È questa la forza delle donne che sono obbligate a portare il cognome degli uomini. E proprio in quella forza riusciranno a rialzarsi, a curare le ferite del corpo più di quelle dell'anima.

"Ora il tempo le si era seduto accanto, pesante tanto che il materasso di Selma aveva preso trecento chili. Il tempo erano le lancette che tagliavano, come i coltelli affilati di nonna Rosa, i secondi,  i minuti, le ore le giornate che restavano da vivere con la mamà."
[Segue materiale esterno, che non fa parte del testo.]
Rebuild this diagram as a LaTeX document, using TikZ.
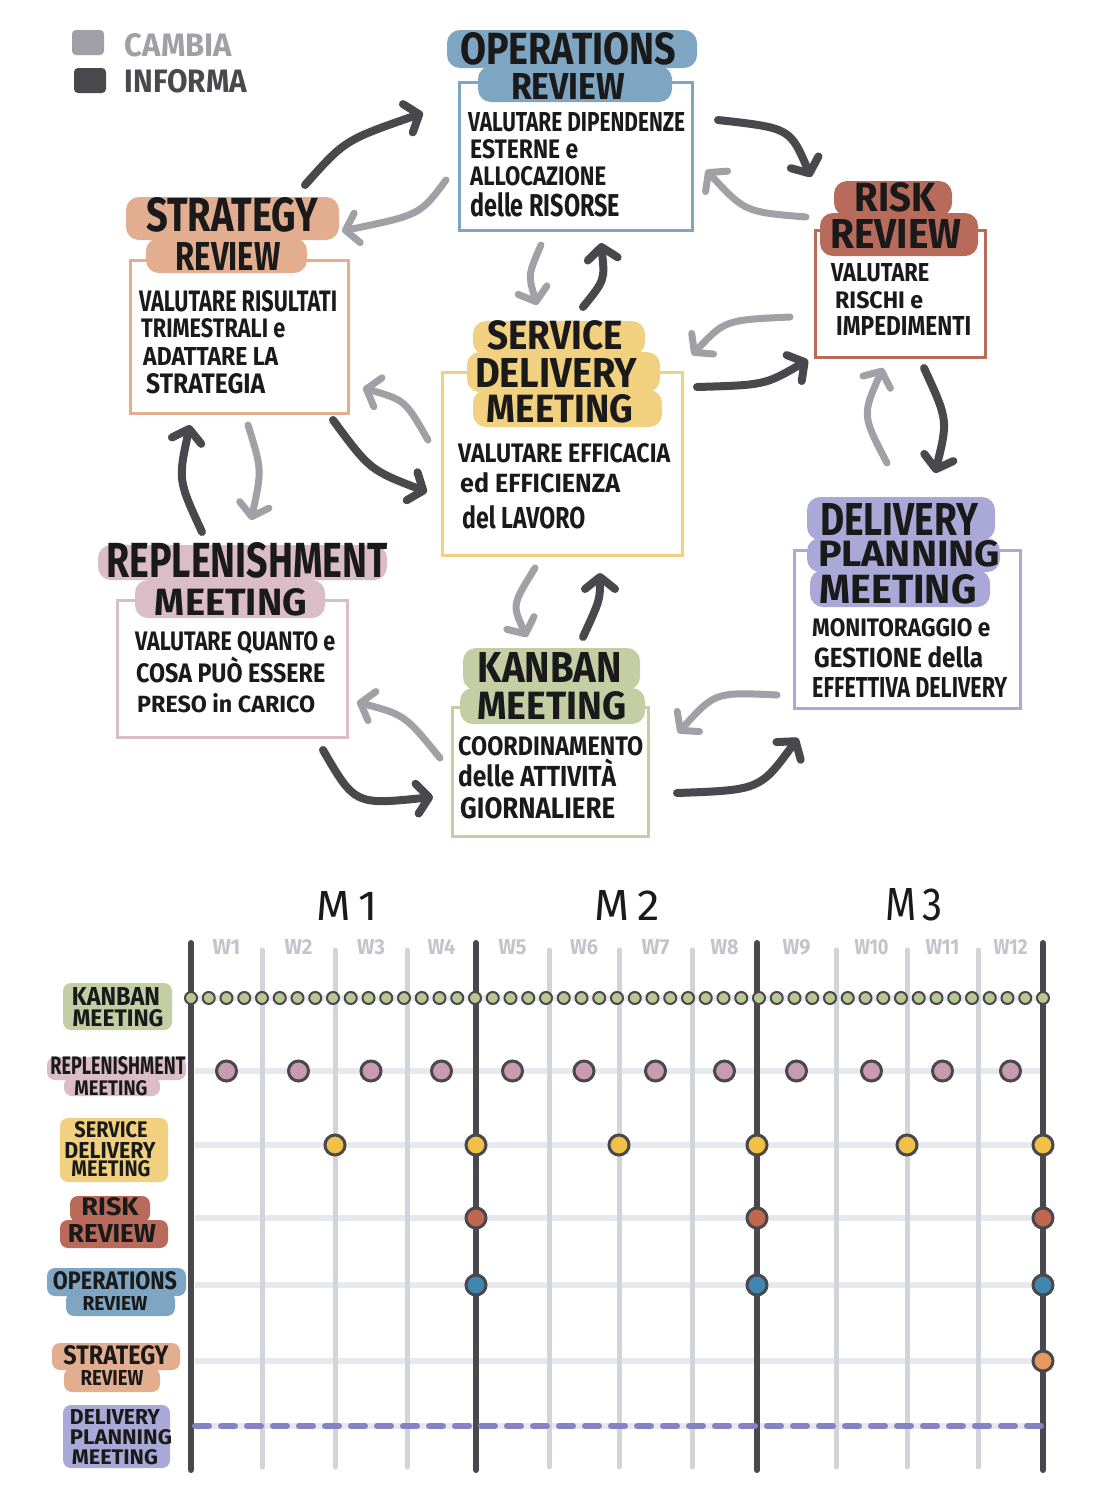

Aurora Tamigio ci affida, attraverso la voce di tutte e cinque le protagoniste del libro i loro sogni, le loro speranze e il loro dolore. È un racconto chirurgico e duro della condizione umana, della condizione di donna. È un'avventura bella ed intensa allo stesso tempo. Il lettore è uno spettatore silenzioso coinvolto quanto basta da soffrire assieme a loro e da gioire allo stesso modo.
È un libro intenso, non pensavo così tanto e, complici le notti insonni, è scivolato via in un attimo. Quando ho girato l'ultima pagina avevo la certezza che le sorelle Maraviglia avrebbero continuato a vivere nel loro mondo di donne facendosi valere come hanno fatto sin dall'inizio. Le ho lasciate con un mezzo sorriso sul volto, certa che avrebbero saputo conquistarsi un posto nel loro piccolo mondo conservando il loro modo di essere.

"Lo sapere, vero, che il cognome delle donne è una cosa che non esiste. Portiamo sempre quello di un altro maschio."

Aurora Tamignio non fa sconti per nessuno e ci regala una lettura bella e coinvolgente, forte (ma credo di averlo già detto) e dettagliata. Ci regala un libro che è molto di più di ciò che appare e alla fine non si può che essere soddisfatti del viaggio appena concluso.